## PROVIDED MATERIAL
## Start

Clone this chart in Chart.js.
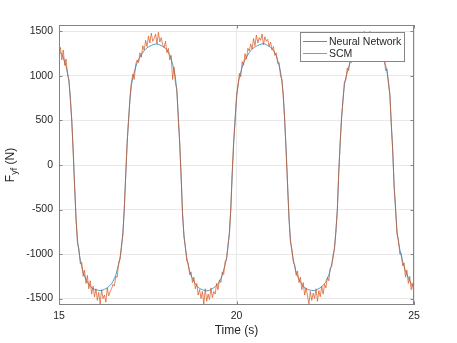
<!DOCTYPE html>
<html>
<head>
<meta charset="utf-8">
<script src="https://cdn.jsdelivr.net/npm/chart.js@4.4.0/dist/chart.umd.min.js"></script>
<style>
  html, body { margin: 0; padding: 0; background: #fff; }
  canvas { display: block; }
</style>
</head>
<body>
<canvas id="forceChart" width="457" height="343"></canvas>
<script>
// both traces are sampled every 0.04 s starting at 15 s
const tStart = 15;
const tStep = 0.04;

// lateral force (N), one row per second
const neuralNetwork = [
    1288, 1266, 1238, 1210, 1158, 1106, 1040, 936, 760, 488, 168, -224, -616, -840, -968, -1066, -1142, -1202, -1250, -1282, -1314, -1340, -1360, -1380, -1388,
    -1396, -1402, -1405, -1408, -1410, -1410, -1404, -1396, -1388, -1378, -1366, -1350, -1334, -1306, -1274, -1237, -1175, -1120, -1040, -928, -756, -500, -100, 240, 520,
    740, 900, 980, 1042, 1098, 1148, 1180, 1212, 1238, 1262, 1284, 1300, 1316, 1326, 1334, 1342, 1350, 1354, 1358, 1358, 1356, 1348, 1340, 1332, 1321,
    1309, 1293, 1265, 1237, 1188, 1132, 1068, 980, 820, 552, 240, -112, -560, -784, -936, -1044, -1126, -1190, -1244, -1274, -1306, -1335, -1355, -1375, -1386,
    -1394, -1402, -1406, -1410, -1412, -1412, -1408, -1398, -1388, -1378, -1366, -1350, -1334, -1306, -1274, -1237, -1175, -1120, -1040, -928, -756, -500, -100, 240, 520,
    740, 900, 980, 1042, 1098, 1148, 1180, 1212, 1238, 1262, 1284, 1300, 1316, 1326, 1334, 1342, 1350, 1356, 1360, 1362, 1358, 1350, 1342, 1332, 1320,
    1306, 1286, 1258, 1230, 1174, 1118, 1046, 940, 780, 476, 160, -224, -616, -840, -968, -1066, -1142, -1202, -1250, -1282, -1314, -1340, -1360, -1380, -1388,
    -1396, -1402, -1406, -1408, -1410, -1410, -1404, -1396, -1388, -1378, -1366, -1350, -1334, -1306, -1274, -1237, -1175, -1120, -1040, -928, -756, -500, -100, 240, 520,
    740, 900, 980, 1042, 1098, 1148, 1180, 1212, 1238, 1262, 1284, 1300, 1316, 1326, 1334, 1342, 1350, 1356, 1360, 1360, 1356, 1348, 1340, 1330, 1318,
    1306, 1286, 1258, 1230, 1174, 1118, 1046, 940, 780, 476, 160, -224, -500, -740, -860, -950, -1020, -1080, -1140, -1190, -1230, -1265, -1300, -1330, -1360,
    -1385
];

const scm = [
    1250, 1320, 1180, 1290, 1120, 1190, 1010, 960, 720, 510, 130, -250, -590, -880, -940, -1110, -1090, -1250, -1180, -1330, -1240, -1390, -1300, -1450, -1360,
    -1480, -1390, -1520, -1430, -1560, -1400, -1500, -1460, -1540, -1380, -1470, -1420, -1390, -1340, -1360, -1250, -1260, -1090, -1060, -900, -790, -470, -120, 260, 500,
    760, 930, 1020, 960, 1130, 1180, 1150, 1260, 1210, 1340, 1290, 1400, 1330, 1450, 1370, 1480, 1390, 1420, 1470, 1360, 1490, 1380, 1430, 1350, 1320,
    1390, 1260, 1310, 1180, 1230, 960, 1100, 920, 850, 520, 260, -140, -530, -810, -910, -1080, -1100, -1230, -1200, -1320, -1260, -1390, -1330, -1460, -1400,
    -1500, -1420, -1560, -1390, -1530, -1450, -1510, -1380, -1490, -1420, -1450, -1330, -1400, -1290, -1320, -1200, -1230, -1080, -1070, -890, -780, -480, -70, 270, 480,
    780, 870, 1030, 990, 1160, 1120, 1250, 1190, 1310, 1280, 1360, 1300, 1420, 1340, 1460, 1370, 1430, 1400, 1470, 1350, 1440, 1390, 1410, 1330, 1380,
    1290, 1330, 1230, 1260, 1140, 1150, 1000, 960, 740, 500, 130, -250, -590, -870, -940, -1090, -1120, -1240, -1190, -1320, -1260, -1400, -1320, -1460, -1380,
    -1470, -1560, -1420, -1520, -1440, -1500, -1390, -1530, -1410, -1480, -1360, -1450, -1340, -1380, -1260, -1300, -1160, -1140, -1010, -950, -730, -520, -80, 260, 540,
    720, 940, 950, 1090, 1060, 1200, 1150, 1270, 1220, 1350, 1290, 1420, 1330, 1480, 1370, 1500, 1400, 1470, 1380, 1500, 1410, 1450, 1360, 1420, 1300,
    1340, 1250, 1290, 1180, 1200, 1060, 1080, 910, 800, 450, 180, -250, -470, -780, -830, -1000, -990, -1130, -1100, -1260, -1180, -1330, -1250, -1400, -1330,
    -1460
];

const xTicks = [15, 20, 25];
const yTicks = [-1500, -1000, -500, 0, 500, 1000, 1500];
const seriesNames = ['Neural Network', 'SCM'];
const seriesColors = ['#0072BD', '#D95319'];

const FONT = "'Liberation Sans', Arial, Helvetica, sans-serif";
const TEXT_COLOR = '#262626';
const AXIS_COLOR = '#858585';

function toPoints(values) {
    return values.map(function(v, i) {
        return { x: tStart + i * tStep, y: v };
    });
}

// MATLAB-like box, inward ticks, y label with subscript and legend
const matlabAxes = {
    id: 'matlabAxes',
    afterDraw: function(chart) {
        const ctx = chart.ctx;
        const area = chart.chartArea;
        const xs = chart.scales.x;
        const ys = chart.scales.y;
        const tick = 3.5;

        ctx.save();
        ctx.strokeStyle = AXIS_COLOR;
        ctx.lineWidth = 1;
        ctx.strokeRect(area.left + 0.5, area.top + 0.5, area.right - area.left - 1, area.bottom - area.top - 1);

        ctx.beginPath();
        xTicks.forEach(function(v) {
            const px = Math.round(xs.getPixelForValue(v)) + 0.5;
            ctx.moveTo(px, area.bottom);
            ctx.lineTo(px, area.bottom - tick);
            ctx.moveTo(px, area.top);
            ctx.lineTo(px, area.top + tick);
        });
        yTicks.forEach(function(v) {
            const py = Math.round(ys.getPixelForValue(v)) + 0.5;
            ctx.moveTo(area.left, py);
            ctx.lineTo(area.left + tick, py);
            ctx.moveTo(area.right, py);
            ctx.lineTo(area.right - tick, py);
        });
        ctx.stroke();

        // y axis label: F_yf (N)
        ctx.translate(14, (area.top + area.bottom) / 2);
        ctx.rotate(-Math.PI / 2);
        ctx.fillStyle = TEXT_COLOR;
        ctx.textBaseline = 'alphabetic';
        ctx.textAlign = 'left';
        ctx.font = '12px ' + FONT;
        const wF = ctx.measureText('F').width;
        const wRest = ctx.measureText(' (N)').width;
        ctx.font = '9px ' + FONT;
        const wSub = ctx.measureText('yf').width;
        let x0 = -(wF + wSub + wRest) / 2;
        ctx.font = '12px ' + FONT;
        ctx.fillText('F', x0, 0);
        ctx.font = '9px ' + FONT;
        ctx.fillText('yf', x0 + wF, 3);
        ctx.font = '12px ' + FONT;
        ctx.fillText(' (N)', x0 + wF + wSub, 0);
        ctx.restore();

        // legend (north-east)
        const lx = 300, ly = 32, lw = 105, lh = 30;
        ctx.save();
        ctx.fillStyle = '#ffffff';
        ctx.fillRect(lx, ly, lw, lh);
        ctx.strokeStyle = AXIS_COLOR;
        ctx.lineWidth = 1;
        ctx.strokeRect(lx + 0.5, ly + 0.5, lw - 1, lh - 1);
        ctx.font = '10.5px ' + FONT;
        ctx.textBaseline = 'middle';
        ctx.textAlign = 'left';
        seriesNames.forEach(function(name, i) {
            const rowY = ly + 9.5 + i * 12;
            ctx.strokeStyle = seriesColors[i];
            ctx.globalAlpha = 0.75;
            ctx.beginPath();
            ctx.moveTo(lx + 3, rowY);
            ctx.lineTo(lx + 27, rowY);
            ctx.stroke();
            ctx.globalAlpha = 1;
            ctx.fillStyle = TEXT_COLOR;
            ctx.fillText(name, lx + 29, rowY + 0.5);
        });
        ctx.restore();
    }
};

new Chart('forceChart', {
    type: 'line',
    data: {
        datasets: [{
            label: seriesNames[0],
            data: toPoints(neuralNetwork),
            borderColor: seriesColors[0],
            borderWidth: 0.7,
            pointRadius: 0,
            fill: false,
            tension: 0,
            order: 1
        }, {
            label: seriesNames[1],
            data: toPoints(scm),
            borderColor: seriesColors[1],
            borderWidth: 0.7,
            pointRadius: 0,
            fill: false,
            tension: 0,
            order: 0
        }]
    },
    options: {
        responsive: false,
        animation: false,
        layout: {
            padding: { top: 25, right: 43, bottom: 0, left: 0 }
        },
        plugins: {
            legend: { display: false },
            tooltip: { enabled: false }
        },
        scales: {
            x: {
                type: 'linear',
                min: 15,
                max: 25,
                afterBuildTicks: function(scale) {
                    scale.ticks = xTicks.map(function(v) { return { value: v }; });
                },
                afterFit: function(scale) {
                    scale.height = 38;
                },
                grid: { color: '#e8e8e8', drawTicks: false },
                border: { display: false },
                ticks: {
                    padding: 5,
                    maxRotation: 0,
                    color: TEXT_COLOR,
                    font: { family: FONT, size: 10.5 },
                    callback: function(v) { return String(v); }
                },
                title: {
                    display: true,
                    text: 'Time (s)',
                    color: TEXT_COLOR,
                    font: { family: FONT, size: 12 },
                    padding: { top: 0, bottom: 5 }
                }
            },
            y: {
                type: 'linear',
                min: -1572,
                max: 1572,
                afterBuildTicks: function(scale) {
                    scale.ticks = yTicks.map(function(v) { return { value: v }; });
                },
                afterFit: function(scale) {
                    scale.width = 59;
                },
                grid: { color: '#e8e8e8', drawTicks: false },
                border: { display: false },
                ticks: {
                    padding: 6,
                    color: TEXT_COLOR,
                    font: { family: FONT, size: 10.5 },
                    callback: function(v) { return String(v); }
                }
            }
        }
    },
    plugins: [matlabAxes]
});
</script>
</body>
</html>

## End

## REQUIRED WORK
Restate exactly, please, only the lines between the start of the data and the line containing "const tStep = 0.04;", both ends included, skipping the pictures.

## TASK RESPONSE
Clone this chart in Chart.js.
<!DOCTYPE html>
<html>
<head>
<meta charset="utf-8">
<script src="https://cdn.jsdelivr.net/npm/chart.js@4.4.0/dist/chart.umd.min.js"></script>
<style>
  html, body { margin: 0; padding: 0; background: #fff; }
  canvas { display: block; }
</style>
</head>
<body>
<canvas id="forceChart" width="457" height="343"></canvas>
<script>
// both traces are sampled every 0.04 s starting at 15 s
const tStart = 15;
const tStep = 0.04;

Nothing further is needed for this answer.